Esto significa que si consecuencia de una operación en particular se consigue una ventaja fiscal, esta es abusiva si dicha operación no se puede justificar por motivos económicos distintos de los fiscales.
Se dice, entonces, que estamos ante un supuesto de abuso. Su existencia depende, pues, de la ausencia de tales motivos.
Se olvida que el abuso no solo exige la concurrencia de intencionalidad, sino la existencia objetiva de un abuso del derecho, es decir, de una utilización inadecuada del mismo. Por tanto, abusar no es solo conseguir una ventaja fiscal que no se justifique por motivos distintos a los fiscales, sino conseguirla de forma abusiva.
Sin embargo, esta no es hoy la opinión dominante, que sostiene que la existencia de abuso depende únicamente de una valoración subjetiva ajena al derecho.En mi opinión, abusar no es eso. Abusar es forzar o retorcer el derecho con la única finalidad de conseguir una ventaja fiscal.
Esto significa que, sin ese retorcimiento, no hay abuso. La principal diferencia con la interpretación hoy mayoritaria es que la valoración del retorcimiento no es subjetiva, sino objetiva.

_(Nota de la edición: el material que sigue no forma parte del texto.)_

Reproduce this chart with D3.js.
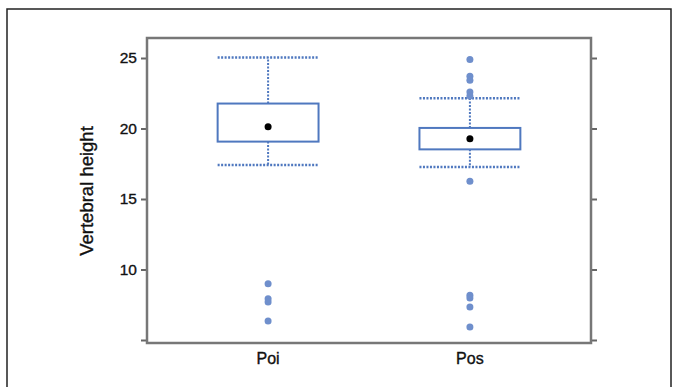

Solo hay abuso si se acredita de forma objetiva que se ha abusado de las formas negociales, es decir, que se ha forzado o retorcido el derecho con la finalidad de conseguir un resultado que no es el propio del negocio que he utilizado, sino de otro distinto, y que el único motivo de haberlo hecho es por conseguir una ventaja fiscal.
Es cierto que la opinión hoy mayoritaria entiende que para que el abuso exista es necesario que exista artificiosidad. El problema es que su valoración no se hace de forma objetiva, sino subjetiva, esto es, que por artificiosidad no se entiende abusar de las formas negociales, sino la simple y mera ausencia de motivos económicos distintos de los fiscales.
Esto significa que la licitud o eficacia fiscal de un negocio no depende de si este es causalmente cierto, sino de que sea económicamente razonable o lógico. En definitiva, los motivos son los que determinan la licitud fiscal de un negocio.
Consciente de que soy minoría, me limito a recordar que ese criterio, de origen anglosajón, es finiquitar el derecho, y aceptar que la licitud fiscal de los negocios depende de la opinión subjetiva del intérprete y/o del juzgador.
Es consagrar la inseguridad jurídica como criterio para interpretar los negocios, e ignorar nuestra larga tradición causalista que desde la época de Federico de Castro viene subrayando la importancia que la causa tiene para averiguar la certeza de los negocios.
El tema se complica si tenemos en cuenta que el cumplimiento de las obligaciones tributarias depende de lo que se denomina la autoliquidación, esto es, la obligación que el contribuyente tiene de declarar y liquidar, es decir, de calificar los hechos e interpretar y aplicar la ley; tarea que el contribuyente realiza normalmente con los ojos cerrados, ya que desconoce cuál es el criterio de la Administración y de los Tribunales.
El tema se agrava por la pésima calidad legislativa, el uso excesivo de conceptos jurídicos indeterminados, y la inestabilidad de una prolija y compleja legislación. En definitiva, nuestro ordenamiento está orientado al conflicto y a la inseguridad.
El problema, además, es que la justicia es lenta, y no siempre justa. A ello hay que añadir que para afrontar el correspondiente calvario judicial, el contribuyente ha de pagar lo que Hacienda le exige, o garantizar su importe. El problema se agrava todavía más por el absoluto desconocimiento que de la realidad tiene la inmensa mayoría de los funcionarios públicos, incluidos los magistrados. En resumen, la sensación que el contribuyente tiene es la de un verdadero calvario y agonía.
Pregúntenselo si no a Ana Duato, Xabi Alonso, o a Sito Pons, entre otros muchos. Algo pues ha de cambiar.
Pero lo primero, y más importante, es recuperar el Estado de derecho y garantizar al contribuyente una verdadera seguridad jurídica, y una resolución rápida de los conflictos.